There is a marked reduction in European stocks largely caused by the general apprehensiveness in the global economy.
Stocks in the European market opened lower on Wednesday as general uncertainty continues to permeate the financial market and global economy. The Stoxx 600 fell 0.44%, as tech and mining stocks plunged by 1%. The market also saw a 0.41% fall in the CAC 40 Index and a 0.42% reduction in the FTSE 100. The DAX recorded the largest plunge, losing 0.53%.
European stocks seem to be responding unfavorably to the situation of the economy across the board. Stocks in China, along with markets in the Asia-Pacific region also fell with the Shenzhen Component dropping 0.91% to 11,029.3. The Shanghai Composite also fell, closing at 3,222.95 after losing 0.69%. Larger plunges were seen in the Hang Seng and Hang Seng Tech indexes, losing 1.6% and 1.5%, respectively.
Across other Asian markets, the Kospi in South Korea closed at 2,579 after losing 0.55%, while Japan’s Nikkei 225 and Topix indexes fell, with the Nikkei 225 losing 0.25.
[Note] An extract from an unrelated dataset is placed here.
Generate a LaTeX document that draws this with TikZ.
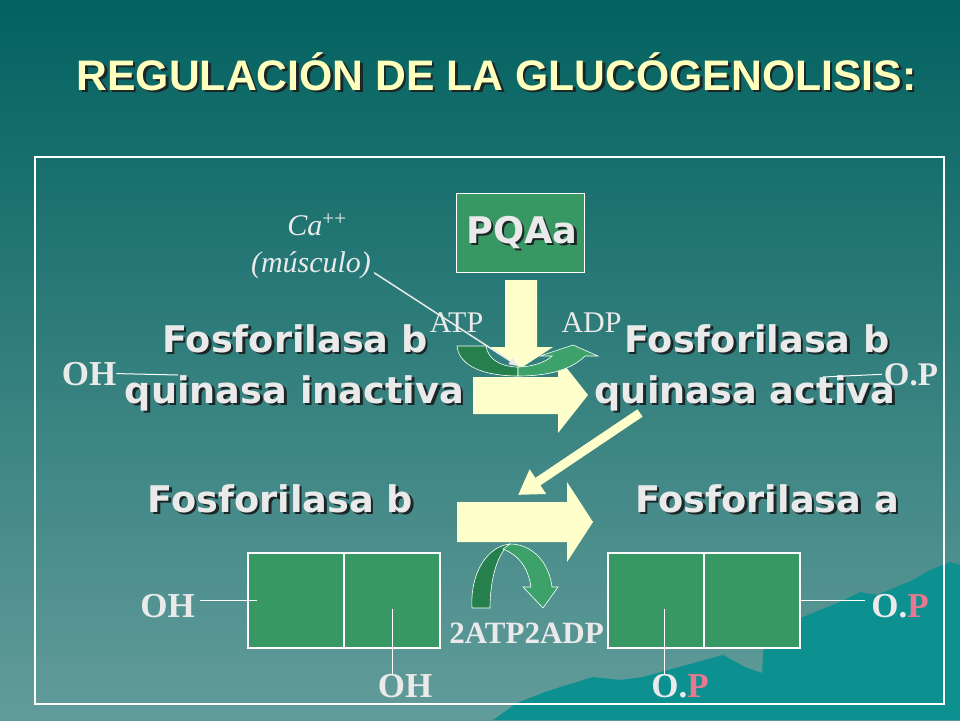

Markets in the US also reflected the losses elsewhere. Although US markets were closed for Independence Day, stock futures fell. While the Nasdaq 100 futures lost 0.15%, the Dow Jones Industrial Average futures and the S&P 500 fell 0.13% and 0.09%, respectively.
On the other hand, the Nasdaq’s first half was its best Q1 in 40 years, since 1983, The S&P also had its best Q1 since 2019, following increased interest in artificial intelligence (AI) stocks. For some, the rise points to more increase in Q2.
European Stocks React to Global Economy
The uncertainty in economies across the world is causing ripple effects in European stocks and financial markets. For instance, Oil prices have fallen due to uncertainty with demand. Prices had initially soared following Russia and Saudi Arabia’s decision to cut output. At the time, Saudi’s decision was criticized by some who feared the move would weaken the oil market. Nonetheless, Saudi Aramco CEO Amin Nasser described oil market fundamentals for 2023 as “generally sound”. Despite the economic downturn in China and India, Nasser believes both countries would drive oil demand growth of over 2 million barrels per day.
Anxiety over the economy in China is also causing some unease for European stocks. According to customs data for May, exports from China fell 7.5% year-on-year (YoY), much higher than the 0.4% predicted by analysts Reuters polled. The same May data further revealed that Chinese exports to the EU dropped 4.9%.
Adding to the bleak forecast on China’s economy is a reduced growth outlook. Investment banking and management giant Goldman Sachs (NYSE: GS) reduced its growth outlook for China following troubles with recovering from the COVID-19 pandemic. Goldman Sachs expects China’s 2023 gross domestic product (GDP) to fall from 6% to 5.4%. Furthermore, Goldman Sachs predicts the GDP in 2024 will fall from 4.6% to 4.5%.
In recent times, European stocks have swung noticeably in response to several market events. For instance, these stocks opened higher in early June after the US Senate suspended the official debt ceiling. The Stoxx 600 had climbed only a few days after its lowest point in two months.